Month: February 2004

Dream I had on June 20th

     I was walking down a long, damp, stone passageway, and came to a heavy wooden door guarded by Todd Rundgren. Todd Rundgren smiled broadly at me, saying nothing, but maintaining his smile. I motioned towards the door and he opened it for me.

     Inside was a pitch black room. Chris Squire of the band Yes (I couldn’t see him, but in my dream I knew it was him) was inside, wearing headphones and furiously playing bass through an amplifier. All by himself. Todd Rundgren then stopped smiling and extended an open palm to stop me from entering.

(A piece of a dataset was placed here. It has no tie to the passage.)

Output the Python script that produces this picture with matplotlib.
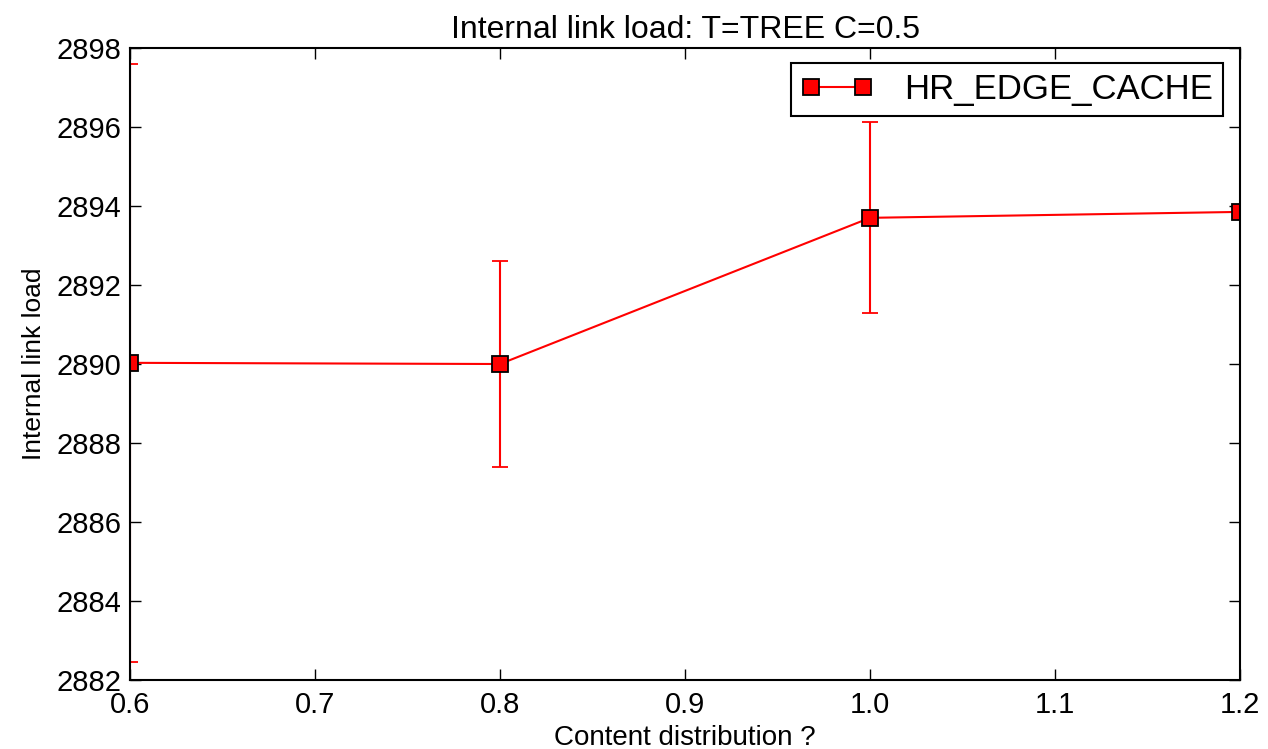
import matplotlib
matplotlib.use("Agg")
import matplotlib.pyplot as plt

x_vals = [0.6, 0.8, 1.0, 1.2]
y_vals = [2890.03, 2890.0, 2893.70, 2893.85]
y_err = [7.56, 2.6, 2.42, 0.0]
series_name = "HR_EDGE_CACHE"
x_ticks = [0.6, 0.7, 0.8, 0.9, 1.0, 1.1, 1.2]
y_ticks = [2882, 2884, 2886, 2888, 2890, 2892, 2894, 2896, 2898]

plt.rcParams['font.family'] = ['Liberation Sans', 'DejaVu Sans']

fig = plt.figure(figsize=(12.68, 7.49), dpi=100)
ax = fig.add_axes([0.1025, 0.092, 0.8755, 0.844])

eb = ax.errorbar(x_vals, y_vals, yerr=y_err, color='red', marker='s', markersize=11,
                 markerfacecolor='red', markeredgecolor='black', markeredgewidth=1.3,
                 linewidth=1.5, elinewidth=1.5, capsize=6, capthick=1.5)

ax.set_xlim(0.6, 1.2)
ax.set_ylim(2882, 2898)
ax.set_xticks(x_ticks)
ax.set_xticklabels([f"{v:.1f}" for v in x_ticks])
ax.set_yticks(y_ticks)
ax.set_yticklabels([str(v) for v in y_ticks])
ax.tick_params(direction='in', top=True, right=True, length=8, width=1, labelsize=21)
ax.tick_params(axis='x', pad=8)
ax.tick_params(axis='y', pad=6)
for s in ax.spines.values():
    s.set_linewidth(1.5)

ax.set_title("Internal link load: T=TREE C=0.5", fontsize=23, pad=7)
ax.set_xlabel("Content distribution ?", fontsize=20, labelpad=4)
ax.set_ylabel("Internal link load", fontsize=19, labelpad=8)

leg = ax.legend([eb.lines[0]], [series_name], loc='upper right', numpoints=2,
                fontsize=25, fancybox=False, framealpha=1, edgecolor='black',
                handlelength=2.1, borderpad=0.28, handletextpad=0.9,
                borderaxespad=0, bbox_to_anchor=(0.9847, 0.976))
leg.get_frame().set_linewidth(1.5)

fig.savefig("out.png", dpi=100)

He proceeded to explain that Chris Squire fears evil spirits and that he was playing bass in a dark room because evil spirits like dark rooms, and that Chris felt his playing would improve if he practiced while confronting his fears. Then I woke up.

Useless Videogame Engineering Trivia

Everyone who was a real cool dude in the 90’s knows about the arcade classic Street Fighter 2. Capcom’s less famous original Street Fighter game gets mentioned every once in awhile based simply on its historical interest. I recently read something interesting that I had never known about it:

“The dedicated versions of the game used special pneumatic controls that were connected directly to the game board via air hoses. Depending upon how hard the control was hit, the game would choose the type of hit the player character would perform. These controls wore out or would constantly require adjustment due to abuse.”

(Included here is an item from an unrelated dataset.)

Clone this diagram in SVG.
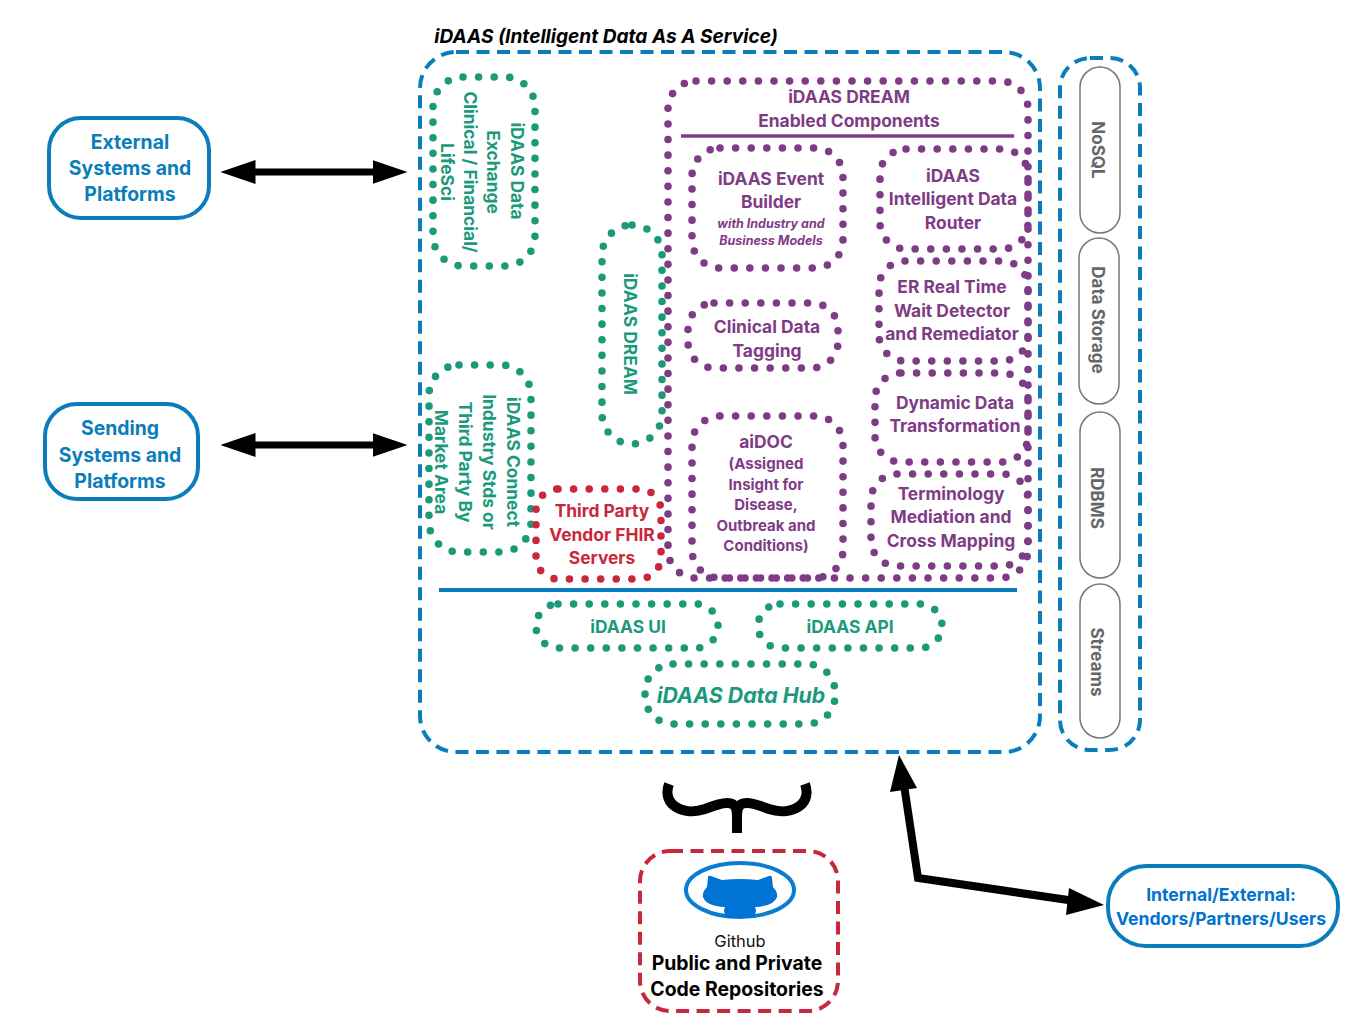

So at one time, those kids who you see slamming the hell out of the buttons would actually have had a reason to be doing that.

More, from a newsgroup posting:

“The harder you hit the button, the harder the punch. (Instead of “Jab”, “Straight”, and “Fierce” buttons that we’ve grown to love from our SF games over the years, this just had two buttons..one for
punching, one for kicking. If you tapped the punch pad lightly, you’d get “Jab” and if you wailed on it, you’d get “Fierce.” The original SF came in two flavors…one with the pressure sensitive pads, and one with the 6-button layout we are familiar with.”